Oct 23, 2005 | Medscape

The U.S. Food and Drug Administration (FDA) and Boehringer Ingelheim Pharmaceuticals, Inc. have warned healthcare professionals regarding the risk for intraoperative floppy iris syndrome (IFIS) during cataract surgery in patients treated with tamsulosin HCl (Flomax capsules) or other alpha-1 blockers.

Male patients considering cataract surgery should be screened for use of these medications as part of their medical history, according to an alert sent yesterday from MedWatch, the FDA's safety information and adverse event reporting system.
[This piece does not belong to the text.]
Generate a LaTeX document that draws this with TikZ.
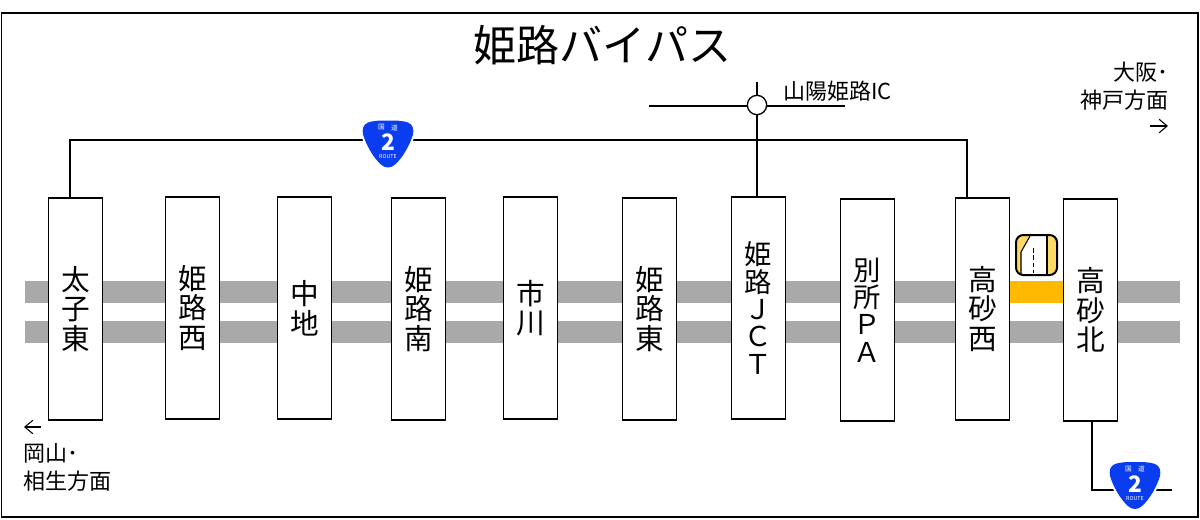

Although most cases of IFIS have been linked to use of alpha-1 blockers during surgery, some occurred after recent discontinuation of therapy (2 to 14 days), and a few were reported 5 weeks to 9 months after the drug had been stopped.

IFIS is a small pupil syndrome variant that is characterized by a flaccid iris that billows in response to intraoperative irrigation, progressive intraoperative miosis despite preoperative use of mydriatic drugs, and potential prolapse of the iris toward the phacoemulsification incisions.
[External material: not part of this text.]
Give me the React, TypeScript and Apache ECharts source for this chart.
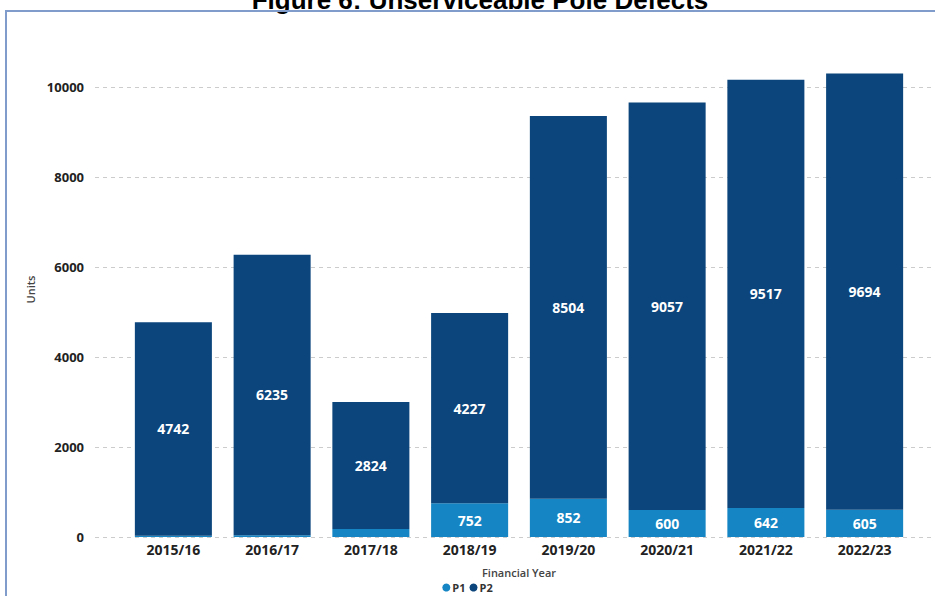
import React, { useEffect, useRef } from "react";
import * as echarts from "echarts";

const years = ["2015/16", "2016/17", "2017/18", "2018/19", "2019/20", "2020/21", "2021/22", "2022/23"];
const p1Values = [30, 40, 176, 752, 852, 600, 642, 605];
const p2Values = [4742, 6235, 2824, 4227, 8504, 9057, 9517, 9694];
const titleText = "Figure 6: Unserviceable Pole Defects";

const FONT = "'Open Sans', 'Noto Sans', sans-serif";

export default function App() {
  const ref = useRef<HTMLDivElement>(null);
  useEffect(() => {
    if (!ref.current) return;
    const chart = echarts.init(ref.current, null, { renderer: "svg" });
    const labelStyle = {
      show: true,
      position: "inside",
      color: "#ffffff",
      fontFamily: FONT,
      fontWeight: 700,
      fontSize: 14,
    };
    chart.setOption({
      animation: false,
      backgroundColor: "#ffffff",
      graphic: [
        {
          type: "text",
          x: 480,
          y: 13,
          z: 1,
          style: {
            text: titleText,
            fill: "#000",
            font: "bold 26px 'Liberation Sans', Arial, sans-serif",
            textAlign: "center",
            textVerticalAlign: "bottom",
          },
        },
        {
          type: "rect",
          z: 2,
          shape: { x: 6, y: 11, width: 960, height: 620 },
          style: { fill: "none", stroke: "#7f9ccb", lineWidth: 2 },
        },
      ],
      legend: {
        data: ["P1", "P2"],
        left: "center",
        top: 582,
        padding: 0,
        icon: "circle",
        itemWidth: 8,
        itemHeight: 8,
        itemGap: 4,
        textStyle: { fontFamily: FONT, fontWeight: 700, fontSize: 11, color: "#333", padding: [0, 0, 0, -3] },
      },
      grid: [
        { left: 95, right: 0, top: 42, bottom: 59 },
        { left: 124, right: 21, top: 42, bottom: 59 },
      ],
      xAxis: [
        { gridIndex: 0, type: "value", show: false, min: 0, max: 1 },
        {
          gridIndex: 1,
          type: "category",
          data: years,
          axisLine: { show: false },
          axisTick: { show: false },
          axisLabel: { margin: 5, fontFamily: FONT, fontWeight: 700, fontSize: 14, color: "#222" },
          name: "Financial Year",
          nameLocation: "middle",
          nameGap: 30,
          nameTextStyle: { fontFamily: FONT, fontWeight: 600, fontSize: 11, color: "#444" },
        },
      ],
      yAxis: [
        {
          gridIndex: 0,
          type: "value",
          min: 0,
          max: 11000,
          interval: 2000,
          axisLine: { show: false },
          axisTick: { show: false },
          axisLabel: {
            margin: 11,
            showMaxLabel: false,
            formatter: (v: number) => String(v),
            fontFamily: FONT,
            fontWeight: 700,
            fontSize: 13,
            color: "#222",
          },
          splitLine: { show: true, showMaxLine: false, lineStyle: { type: [4, 4], color: "#cccccc", width: 1 } },
          name: "Units",
          nameLocation: "middle",
          nameRotate: 90,
          nameGap: 56,
          nameTextStyle: { fontFamily: FONT, fontWeight: 600, fontSize: 11, color: "#444" },
        },
        { gridIndex: 1, type: "value", min: 0, max: 11000, interval: 2000, show: false, splitLine: { show: false } },
      ],
      series: [
        {
          name: "P1",
          type: "bar",
          stack: "total",
          xAxisIndex: 1,
          yAxisIndex: 1,
          barCategoryGap: "22%",
          data: p1Values,
          itemStyle: { color: "#1585c3" },
          label: { ...labelStyle, formatter: (p: any) => (p.value >= 300 ? String(p.value) : "") },
        },
        {
          name: "P2",
          type: "bar",
          stack: "total",
          xAxisIndex: 1,
          yAxisIndex: 1,
          barCategoryGap: "22%",
          data: p2Values,
          itemStyle: { color: "#0b457b" },
          label: labelStyle,
        },
      ],
    });
    return () => chart.dispose();
  }, []);
  return <div ref={ref} style={{ position: "fixed", left: 0, top: 0, width: 935, height: 596 }} />;
}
Ophthalmologists should be prepared to minimize the consequences of IFIS through surgical techniques including use of iris hooks, iris dilator rings, or viscoelastic devices such as Healon 5.

The FDA notes that the benefit of stopping alpha-1 blocker therapy prior to cataract surgery has not been established.

Tamsulosin is indicated for the treatment of signs and symptoms of benign prostatic hyperplasia.

Adverse events related to the use of tamsulosin should be reported to the FDA's MedWatch program by phone at 1-800-FDA-1088, by fax at 1-800-FDA-0178, online at, or by mail to 5600 Fishers Lane, Rockville, MD 20852-9787.